DATA FOR PROCESSING:
= = = = = = =
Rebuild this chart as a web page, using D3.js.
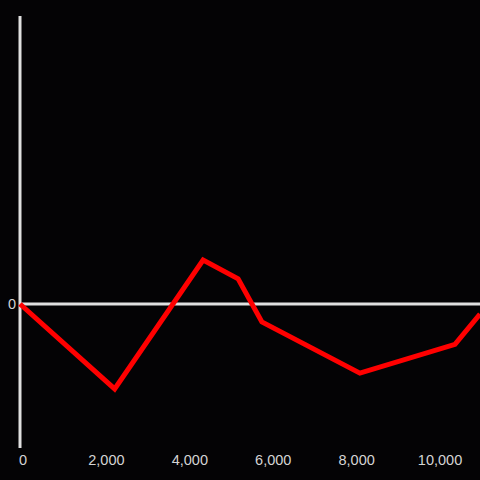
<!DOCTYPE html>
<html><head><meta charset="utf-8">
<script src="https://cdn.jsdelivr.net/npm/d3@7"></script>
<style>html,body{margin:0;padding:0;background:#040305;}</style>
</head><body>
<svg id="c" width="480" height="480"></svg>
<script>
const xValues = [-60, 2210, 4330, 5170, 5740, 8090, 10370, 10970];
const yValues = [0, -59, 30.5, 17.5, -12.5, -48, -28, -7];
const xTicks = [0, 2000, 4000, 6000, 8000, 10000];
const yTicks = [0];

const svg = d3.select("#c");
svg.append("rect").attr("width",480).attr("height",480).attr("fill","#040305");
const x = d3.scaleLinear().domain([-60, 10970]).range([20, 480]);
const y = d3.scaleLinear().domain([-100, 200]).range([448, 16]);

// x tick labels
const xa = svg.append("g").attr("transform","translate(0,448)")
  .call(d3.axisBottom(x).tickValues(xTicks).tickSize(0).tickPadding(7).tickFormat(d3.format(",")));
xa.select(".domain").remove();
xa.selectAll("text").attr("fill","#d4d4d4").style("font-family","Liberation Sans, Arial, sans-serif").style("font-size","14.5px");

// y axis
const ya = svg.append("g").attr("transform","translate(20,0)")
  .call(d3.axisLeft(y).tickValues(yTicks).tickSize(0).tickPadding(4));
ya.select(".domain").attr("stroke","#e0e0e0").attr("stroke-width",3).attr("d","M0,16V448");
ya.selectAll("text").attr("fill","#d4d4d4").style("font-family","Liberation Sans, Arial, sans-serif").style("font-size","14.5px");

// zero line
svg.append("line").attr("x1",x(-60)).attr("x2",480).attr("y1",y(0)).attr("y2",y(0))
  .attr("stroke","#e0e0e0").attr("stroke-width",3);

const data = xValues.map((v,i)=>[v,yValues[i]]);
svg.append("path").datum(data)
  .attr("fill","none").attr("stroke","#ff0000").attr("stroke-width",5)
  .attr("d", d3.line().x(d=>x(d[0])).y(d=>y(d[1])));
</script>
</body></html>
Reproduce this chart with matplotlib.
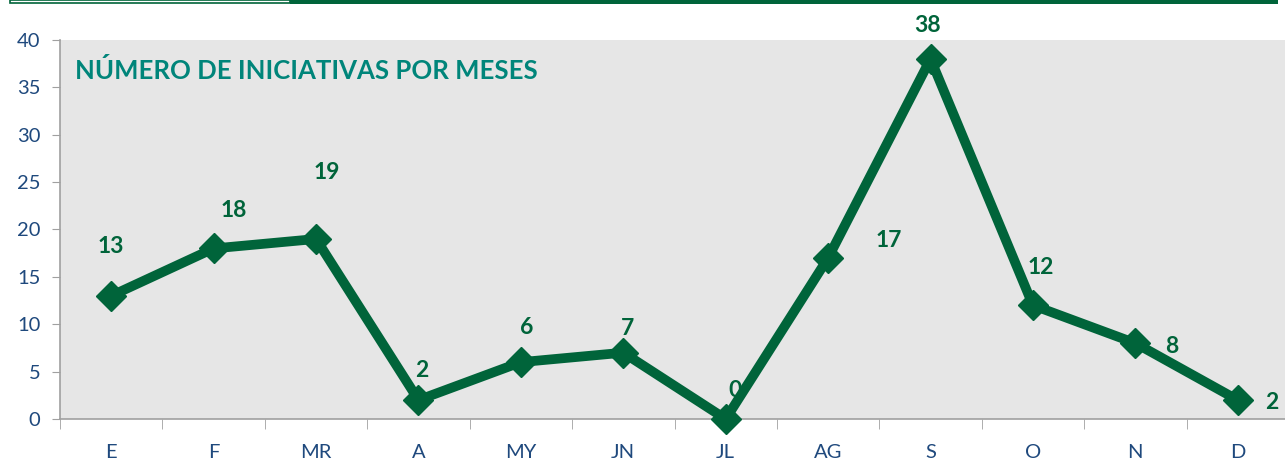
= = = = = = =
PROBLEM STATEMENT: From start to finish, output the listing exactly, but omit its pictures.

SOLVED PROBLEM:
Rebuild this chart as a web page, using D3.js.
<!DOCTYPE html>
<html><head><meta charset="utf-8">
<script src="https://cdn.jsdelivr.net/npm/d3@7"></script>
<style>html,body{margin:0;padding:0;background:#040305;}</style>
</head><body>
<svg id="c" width="480" height="480"></svg>
<script>
const xValues = [-60, 2210, 4330, 5170, 5740, 8090, 10370, 10970];
const yValues = [0, -59, 30.5, 17.5, -12.5, -48, -28, -7];
const xTicks = [0, 2000, 4000, 6000, 8000, 10000];
const yTicks = [0];

const svg = d3.select("#c");
svg.append("rect").attr("width",480).attr("height",480).attr("fill","#040305");
const x = d3.scaleLinear().domain([-60, 10970]).range([20, 480]);
const y = d3.scaleLinear().domain([-100, 200]).range([448, 16]);

// x tick labels
const xa = svg.append("g").attr("transform","translate(0,448)")
  .call(d3.axisBottom(x).tickValues(xTicks).tickSize(0).tickPadding(7).tickFormat(d3.format(",")));
xa.select(".domain").remove();
xa.selectAll("text").attr("fill","#d4d4d4").style("font-family","Liberation Sans, Arial, sans-serif").style("font-size","14.5px");

// y axis
const ya = svg.append("g").attr("transform","translate(20,0)")
  .call(d3.axisLeft(y).tickValues(yTicks).tickSize(0).tickPadding(4));
ya.select(".domain").attr("stroke","#e0e0e0").attr("stroke-width",3).attr("d","M0,16V448");
ya.selectAll("text").attr("fill","#d4d4d4").style("font-family","Liberation Sans, Arial, sans-serif").style("font-size","14.5px");

// zero line
svg.append("line").attr("x1",x(-60)).attr("x2",480).attr("y1",y(0)).attr("y2",y(0))
  .attr("stroke","#e0e0e0").attr("stroke-width",3);

const data = xValues.map((v,i)=>[v,yValues[i]]);
svg.append("path").datum(data)
  .attr("fill","none").attr("stroke","#ff0000").attr("stroke-width",5)
  .attr("d", d3.line().x(d=>x(d[0])).y(d=>y(d[1])));
</script>
</body></html>
Reproduce this chart with matplotlib.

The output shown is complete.